Depuis la fin du confinement, nous avons retrouvé une activité plus forte, mais elle est restée inférieure de 45% par rapport à ce qu'elle était en 2019 d'après les dernières statistiques du CNPA. La clientèle internationale est celle qui a évidemment le plus manqué à cause de la fermeture des frontières, mais les voyages d'affaires manquent également cruellement en raison de la baisse des déplacements professionnels. Il reste la demande plus locale de particuliers.

Ce nouveau confinement pourrait donc être fatal pour certains de vos adhérents...

Potentiellement, il peut aggraver la situation d'entreprises qui ont déjà été fragilisées par la première vague. Le secteur que je représente, c'est 3,5 milliards d'euros de chiffre d'affaires et 1.500 entreprises de tailles diverses: il y a des groupes internationaux mais également des franchisés et des indépendants. Pour autant, la location de courte durée reste un métier d'avenir et participe à la transformation de la mobilité. Les besoins en mobilité partagée, à long terme, vont continuer à se développer, et les loueurs de courte durée ont évidemment un rôle à jouer dans cette transformation. Le meilleur est donc devant nous, mais nous ne savons pas quand exactement.

On voit pourtant de grands réseaux en grave difficultés, comme Europcar, mais également Hertz aux États-Unis. Le secteur était-il structurellement fragilisé avant même la crise sanitaire ?

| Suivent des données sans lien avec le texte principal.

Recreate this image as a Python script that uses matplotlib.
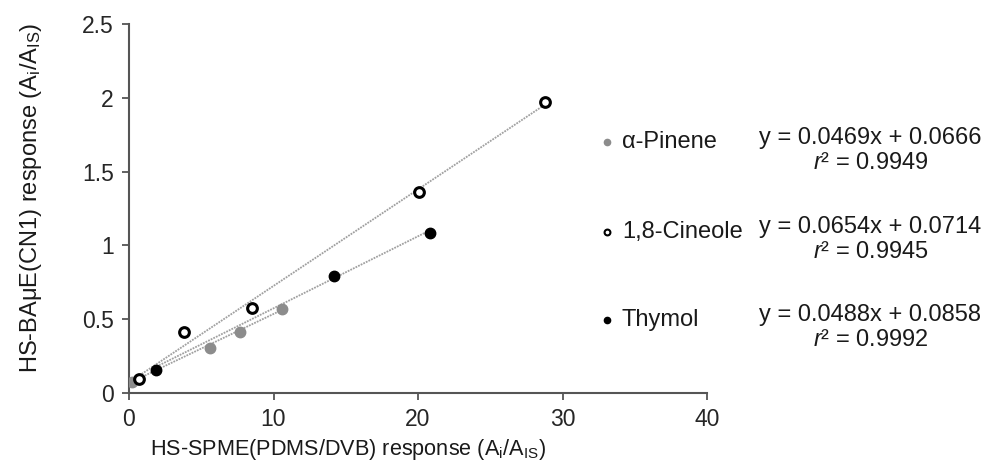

Le secteur en tant que tel n'était pas particulièrement fragilisé. Il y a toujours des disparités, sur lesquelles il ne m'appartient pas de m'exprimer, mais ce n'était pas une caractéristique structurelle. En réalité, notre secteur a besoin d'une forte assise financière. Ce besoin est de l'ordre de 2 euros d'investissement pour un euro de chiffre d'affaires. La crise sanitaire, qui a littéralement coupé les revenus du secteur pendant plusieurs semaines et plusieurs mois, impacte forcément et fortement ces entreprises, fragilisées ou pas. Mais notre modèle économique offre tout de même une certaine flexibilité puisqu'il nous permet d'adapter notamment nos niveaux de flotte à la hausse ou à la baisse, dans des délais raisonnables, selon l'évolution de la demande.

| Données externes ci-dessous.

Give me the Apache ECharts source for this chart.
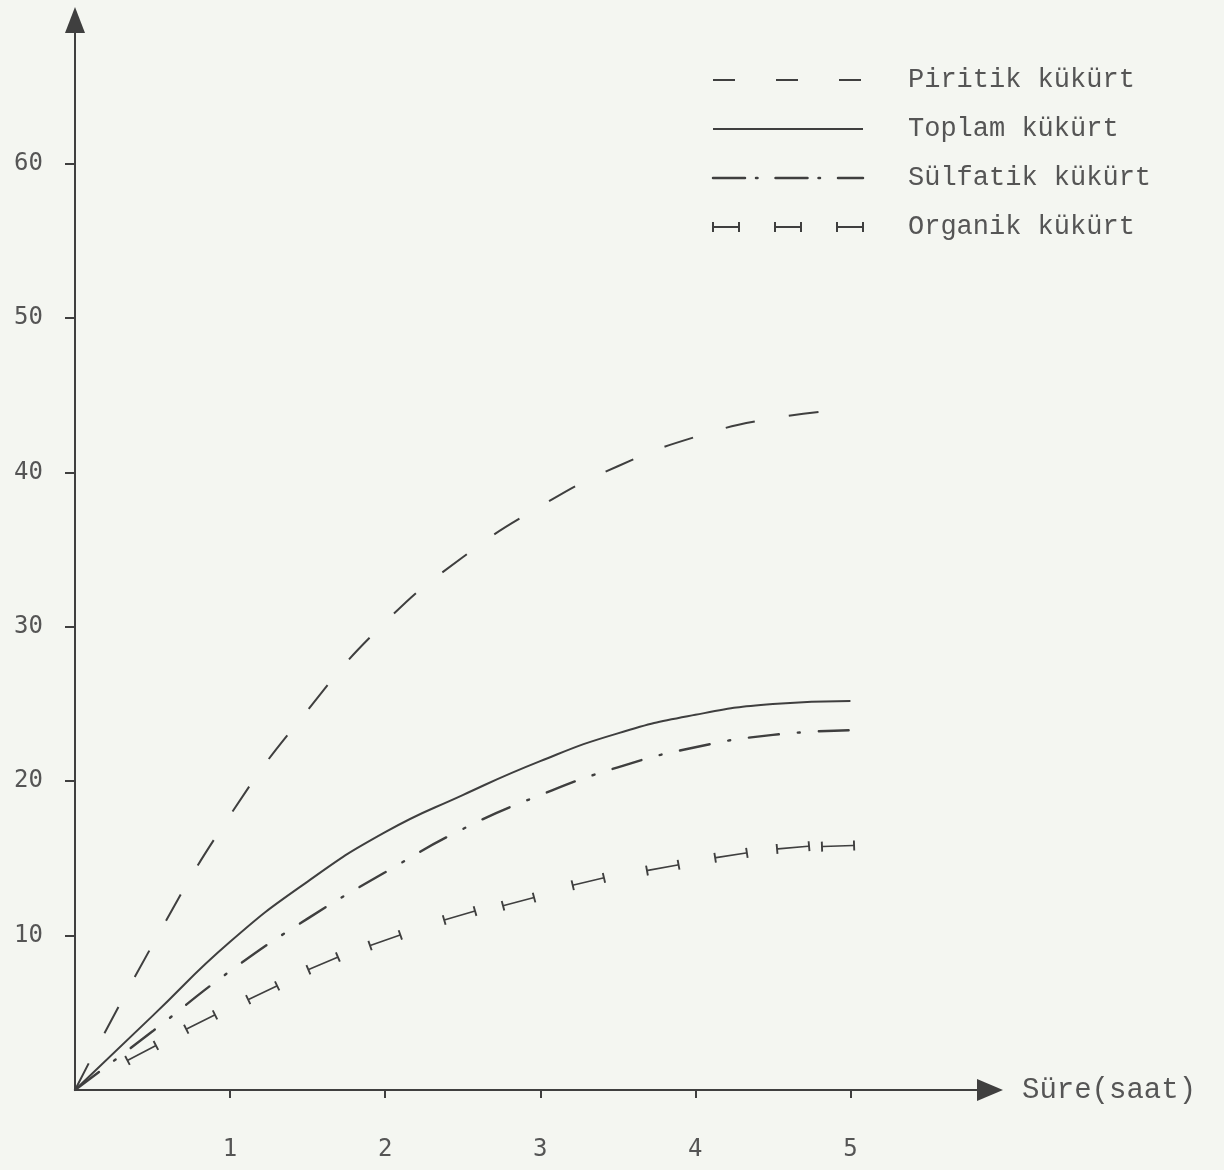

Qu'attendez-vous de l'État français ?

Nous avons beaucoup travaillé avec le gouvernement pour que celui-ci intègre la location courte durée dans le premier périmètre des secteurs soutenus par le plan Tourisme. Dans sa première version, avant l'été, les loueurs étaient dans la liste S1bis ce qui ne leur permettait pas d'accéder aux dispositifs de soutien. La seconde version actée début octobre nous paraît plus judicieuse pour répondre aux difficultés réelles des loueurs. Nous avons beaucoup alerté les autorités. Et nous avons obtenu gain de cause. Néanmoins, nous constatons que sur le décret visant le soutien à l'activité partielle, nous ne faisons pas partie du premier périmètre contrairement à ce qui nous avait été promis. Nous espérons que le gouvernement corrige cela rapidement pour soutenir un secteur qui irrigue tout le territoire en réseau de franchisés et de petites entreprises.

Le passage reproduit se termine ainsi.